** START **

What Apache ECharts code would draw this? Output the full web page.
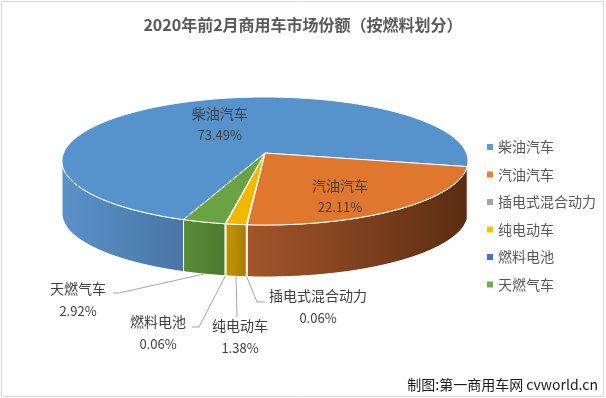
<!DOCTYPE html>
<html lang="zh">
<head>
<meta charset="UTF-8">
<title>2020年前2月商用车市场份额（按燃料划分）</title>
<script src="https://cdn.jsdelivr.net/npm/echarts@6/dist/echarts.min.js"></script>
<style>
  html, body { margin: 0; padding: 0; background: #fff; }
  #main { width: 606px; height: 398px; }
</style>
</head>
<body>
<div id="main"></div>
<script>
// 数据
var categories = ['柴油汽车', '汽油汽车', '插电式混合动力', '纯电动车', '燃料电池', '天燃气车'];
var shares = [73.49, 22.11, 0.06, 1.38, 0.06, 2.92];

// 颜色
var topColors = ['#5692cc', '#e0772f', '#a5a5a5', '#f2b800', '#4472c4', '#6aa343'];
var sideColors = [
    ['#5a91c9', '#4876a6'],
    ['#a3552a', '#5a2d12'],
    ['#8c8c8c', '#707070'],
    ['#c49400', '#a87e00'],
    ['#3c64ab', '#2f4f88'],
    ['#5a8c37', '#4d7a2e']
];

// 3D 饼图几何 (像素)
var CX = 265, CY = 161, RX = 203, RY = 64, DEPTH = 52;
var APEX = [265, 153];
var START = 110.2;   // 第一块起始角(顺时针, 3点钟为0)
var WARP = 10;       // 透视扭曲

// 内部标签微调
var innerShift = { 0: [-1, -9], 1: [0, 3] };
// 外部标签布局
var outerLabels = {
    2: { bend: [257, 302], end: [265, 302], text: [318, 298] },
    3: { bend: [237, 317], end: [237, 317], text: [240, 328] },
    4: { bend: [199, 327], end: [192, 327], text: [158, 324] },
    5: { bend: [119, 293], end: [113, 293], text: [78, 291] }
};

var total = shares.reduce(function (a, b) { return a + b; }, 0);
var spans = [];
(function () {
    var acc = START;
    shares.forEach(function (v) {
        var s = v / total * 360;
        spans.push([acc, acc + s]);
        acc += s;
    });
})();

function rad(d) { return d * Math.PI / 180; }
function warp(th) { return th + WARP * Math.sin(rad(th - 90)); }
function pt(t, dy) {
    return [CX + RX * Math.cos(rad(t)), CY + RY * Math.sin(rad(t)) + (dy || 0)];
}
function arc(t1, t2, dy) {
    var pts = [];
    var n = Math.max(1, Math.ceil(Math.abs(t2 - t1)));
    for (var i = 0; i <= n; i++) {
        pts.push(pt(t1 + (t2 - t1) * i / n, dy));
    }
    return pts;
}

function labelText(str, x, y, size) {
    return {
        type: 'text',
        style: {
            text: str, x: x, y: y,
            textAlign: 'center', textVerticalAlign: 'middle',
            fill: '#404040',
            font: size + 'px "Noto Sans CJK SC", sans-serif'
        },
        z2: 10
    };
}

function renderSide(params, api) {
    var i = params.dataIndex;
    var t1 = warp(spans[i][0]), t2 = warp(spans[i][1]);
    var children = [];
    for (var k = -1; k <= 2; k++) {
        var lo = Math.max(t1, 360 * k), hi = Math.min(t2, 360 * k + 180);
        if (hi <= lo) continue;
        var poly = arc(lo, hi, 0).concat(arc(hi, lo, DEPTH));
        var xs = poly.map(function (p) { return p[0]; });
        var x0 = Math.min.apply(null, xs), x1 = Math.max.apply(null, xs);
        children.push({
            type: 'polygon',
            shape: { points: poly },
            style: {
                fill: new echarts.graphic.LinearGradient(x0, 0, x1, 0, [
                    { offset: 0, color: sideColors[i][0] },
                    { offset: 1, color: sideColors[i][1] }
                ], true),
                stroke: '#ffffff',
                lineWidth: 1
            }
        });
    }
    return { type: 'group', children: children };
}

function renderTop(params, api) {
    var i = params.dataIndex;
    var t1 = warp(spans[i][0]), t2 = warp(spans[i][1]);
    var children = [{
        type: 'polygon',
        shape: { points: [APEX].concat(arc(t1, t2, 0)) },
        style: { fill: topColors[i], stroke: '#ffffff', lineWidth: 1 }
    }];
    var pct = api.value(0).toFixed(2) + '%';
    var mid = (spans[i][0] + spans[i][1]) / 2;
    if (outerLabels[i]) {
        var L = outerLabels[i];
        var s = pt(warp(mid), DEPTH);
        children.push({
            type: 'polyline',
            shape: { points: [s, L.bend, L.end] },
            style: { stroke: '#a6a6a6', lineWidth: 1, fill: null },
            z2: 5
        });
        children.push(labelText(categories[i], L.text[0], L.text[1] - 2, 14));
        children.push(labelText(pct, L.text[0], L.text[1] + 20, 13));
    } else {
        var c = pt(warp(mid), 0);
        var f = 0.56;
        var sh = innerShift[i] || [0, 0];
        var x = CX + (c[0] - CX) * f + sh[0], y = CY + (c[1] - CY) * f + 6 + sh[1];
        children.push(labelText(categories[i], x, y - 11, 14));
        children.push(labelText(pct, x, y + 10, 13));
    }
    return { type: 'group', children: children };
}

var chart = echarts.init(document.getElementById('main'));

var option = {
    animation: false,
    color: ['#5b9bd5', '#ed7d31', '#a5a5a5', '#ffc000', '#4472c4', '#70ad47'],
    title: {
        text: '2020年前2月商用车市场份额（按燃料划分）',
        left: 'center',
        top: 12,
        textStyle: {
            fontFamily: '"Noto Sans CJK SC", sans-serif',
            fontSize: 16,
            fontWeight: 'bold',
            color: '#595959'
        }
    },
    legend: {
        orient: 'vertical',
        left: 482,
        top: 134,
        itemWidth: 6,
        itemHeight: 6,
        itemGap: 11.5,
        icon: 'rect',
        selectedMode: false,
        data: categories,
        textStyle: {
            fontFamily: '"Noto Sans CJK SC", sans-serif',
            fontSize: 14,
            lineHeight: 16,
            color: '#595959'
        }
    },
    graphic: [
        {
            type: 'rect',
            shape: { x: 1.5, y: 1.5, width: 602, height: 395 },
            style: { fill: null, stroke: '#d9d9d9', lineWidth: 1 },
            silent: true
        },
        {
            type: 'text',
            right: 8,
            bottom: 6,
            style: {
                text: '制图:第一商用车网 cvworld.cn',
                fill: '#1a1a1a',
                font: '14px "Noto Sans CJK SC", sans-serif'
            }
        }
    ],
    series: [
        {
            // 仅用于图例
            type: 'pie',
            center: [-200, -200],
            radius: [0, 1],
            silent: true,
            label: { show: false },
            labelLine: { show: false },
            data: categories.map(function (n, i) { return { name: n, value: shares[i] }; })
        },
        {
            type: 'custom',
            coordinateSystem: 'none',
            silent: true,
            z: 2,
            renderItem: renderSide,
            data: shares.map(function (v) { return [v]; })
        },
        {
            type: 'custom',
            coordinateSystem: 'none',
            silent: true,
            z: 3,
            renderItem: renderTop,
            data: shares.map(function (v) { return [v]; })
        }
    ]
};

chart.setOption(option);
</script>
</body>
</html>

** END **

* **WHAT YOU HAVE TO DO**
Give the data above again in full and unchanged, skipping the pictures.

* **THE ANSWER**
What Apache ECharts code would draw this? Output the full web page.
<!DOCTYPE html>
<html lang="zh">
<head>
<meta charset="UTF-8">
<title>2020年前2月商用车市场份额（按燃料划分）</title>
<script src="https://cdn.jsdelivr.net/npm/echarts@6/dist/echarts.min.js"></script>
<style>
  html, body { margin: 0; padding: 0; background: #fff; }
  #main { width: 606px; height: 398px; }
</style>
</head>
<body>
<div id="main"></div>
<script>
// 数据
var categories = ['柴油汽车', '汽油汽车', '插电式混合动力', '纯电动车', '燃料电池', '天燃气车'];
var shares = [73.49, 22.11, 0.06, 1.38, 0.06, 2.92];

// 颜色
var topColors = ['#5692cc', '#e0772f', '#a5a5a5', '#f2b800', '#4472c4', '#6aa343'];
var sideColors = [
    ['#5a91c9', '#4876a6'],
    ['#a3552a', '#5a2d12'],
    ['#8c8c8c', '#707070'],
    ['#c49400', '#a87e00'],
    ['#3c64ab', '#2f4f88'],
    ['#5a8c37', '#4d7a2e']
];

// 3D 饼图几何 (像素)
var CX = 265, CY = 161, RX = 203, RY = 64, DEPTH = 52;
var APEX = [265, 153];
var START = 110.2;   // 第一块起始角(顺时针, 3点钟为0)
var WARP = 10;       // 透视扭曲

// 内部标签微调
var innerShift = { 0: [-1, -9], 1: [0, 3] };
// 外部标签布局
var outerLabels = {
    2: { bend: [257, 302], end: [265, 302], text: [318, 298] },
    3: { bend: [237, 317], end: [237, 317], text: [240, 328] },
    4: { bend: [199, 327], end: [192, 327], text: [158, 324] },
    5: { bend: [119, 293], end: [113, 293], text: [78, 291] }
};

var total = shares.reduce(function (a, b) { return a + b; }, 0);
var spans = [];
(function () {
    var acc = START;
    shares.forEach(function (v) {
        var s = v / total * 360;
        spans.push([acc, acc + s]);
        acc += s;
    });
})();

function rad(d) { return d * Math.PI / 180; }
function warp(th) { return th + WARP * Math.sin(rad(th - 90)); }
function pt(t, dy) {
    return [CX + RX * Math.cos(rad(t)), CY + RY * Math.sin(rad(t)) + (dy || 0)];
}
function arc(t1, t2, dy) {
    var pts = [];
    var n = Math.max(1, Math.ceil(Math.abs(t2 - t1)));
    for (var i = 0; i <= n; i++) {
        pts.push(pt(t1 + (t2 - t1) * i / n, dy));
    }
    return pts;
}

function labelText(str, x, y, size) {
    return {
        type: 'text',
        style: {
            text: str, x: x, y: y,
            textAlign: 'center', textVerticalAlign: 'middle',
            fill: '#404040',
            font: size + 'px "Noto Sans CJK SC", sans-serif'
        },
        z2: 10
    };
}

function renderSide(params, api) {
    var i = params.dataIndex;
    var t1 = warp(spans[i][0]), t2 = warp(spans[i][1]);
    var children = [];
    for (var k = -1; k <= 2; k++) {
        var lo = Math.max(t1, 360 * k), hi = Math.min(t2, 360 * k + 180);
        if (hi <= lo) continue;
        var poly = arc(lo, hi, 0).concat(arc(hi, lo, DEPTH));
        var xs = poly.map(function (p) { return p[0]; });
        var x0 = Math.min.apply(null, xs), x1 = Math.max.apply(null, xs);
        children.push({
            type: 'polygon',
            shape: { points: poly },
            style: {
                fill: new echarts.graphic.LinearGradient(x0, 0, x1, 0, [
                    { offset: 0, color: sideColors[i][0] },
                    { offset: 1, color: sideColors[i][1] }
                ], true),
                stroke: '#ffffff',
                lineWidth: 1
            }
        });
    }
    return { type: 'group', children: children };
}

function renderTop(params, api) {
    var i = params.dataIndex;
    var t1 = warp(spans[i][0]), t2 = warp(spans[i][1]);
    var children = [{
        type: 'polygon',
        shape: { points: [APEX].concat(arc(t1, t2, 0)) },
        style: { fill: topColors[i], stroke: '#ffffff', lineWidth: 1 }
    }];
    var pct = api.value(0).toFixed(2) + '%';
    var mid = (spans[i][0] + spans[i][1]) / 2;
    if (outerLabels[i]) {
        var L = outerLabels[i];
        var s = pt(warp(mid), DEPTH);
        children.push({
            type: 'polyline',
            shape: { points: [s, L.bend, L.end] },
            style: { stroke: '#a6a6a6', lineWidth: 1, fill: null },
            z2: 5
        });
        children.push(labelText(categories[i], L.text[0], L.text[1] - 2, 14));
        children.push(labelText(pct, L.text[0], L.text[1] + 20, 13));
    } else {
        var c = pt(warp(mid), 0);
        var f = 0.56;
        var sh = innerShift[i] || [0, 0];
        var x = CX + (c[0] - CX) * f + sh[0], y = CY + (c[1] - CY) * f + 6 + sh[1];
        children.push(labelText(categories[i], x, y - 11, 14));
        children.push(labelText(pct, x, y + 10, 13));
    }
    return { type: 'group', children: children };
}

var chart = echarts.init(document.getElementById('main'));

var option = {
    animation: false,
    color: ['#5b9bd5', '#ed7d31', '#a5a5a5', '#ffc000', '#4472c4', '#70ad47'],
    title: {
        text: '2020年前2月商用车市场份额（按燃料划分）',
        left: 'center',
        top: 12,
        textStyle: {
            fontFamily: '"Noto Sans CJK SC", sans-serif',
            fontSize: 16,
            fontWeight: 'bold',
            color: '#595959'
        }
    },
    legend: {
        orient: 'vertical',
        left: 482,
        top: 134,
        itemWidth: 6,
        itemHeight: 6,
        itemGap: 11.5,
        icon: 'rect',
        selectedMode: false,
        data: categories,
        textStyle: {
            fontFamily: '"Noto Sans CJK SC", sans-serif',
            fontSize: 14,
            lineHeight: 16,
            color: '#595959'
        }
    },
    graphic: [
        {
            type: 'rect',
            shape: { x: 1.5, y: 1.5, width: 602, height: 395 },
            style: { fill: null, stroke: '#d9d9d9', lineWidth: 1 },
            silent: true
        },
        {
            type: 'text',
            right: 8,
            bottom: 6,
            style: {
                text: '制图:第一商用车网 cvworld.cn',
                fill: '#1a1a1a',
                font: '14px "Noto Sans CJK SC", sans-serif'
            }
        }
    ],
    series: [
        {
            // 仅用于图例
            type: 'pie',
            center: [-200, -200],
            radius: [0, 1],
            silent: true,
            label: { show: false },
            labelLine: { show: false },
            data: categories.map(function (n, i) { return { name: n, value: shares[i] }; })
        },
        {
            type: 'custom',
            coordinateSystem: 'none',
            silent: true,
            z: 2,
            renderItem: renderSide,
            data: shares.map(function (v) { return [v]; })
        },
        {
            type: 'custom',
            coordinateSystem: 'none',
            silent: true,
            z: 3,
            renderItem: renderTop,
            data: shares.map(function (v) { return [v]; })
        }
    ]
};

chart.setOption(option);
</script>
</body>
</html>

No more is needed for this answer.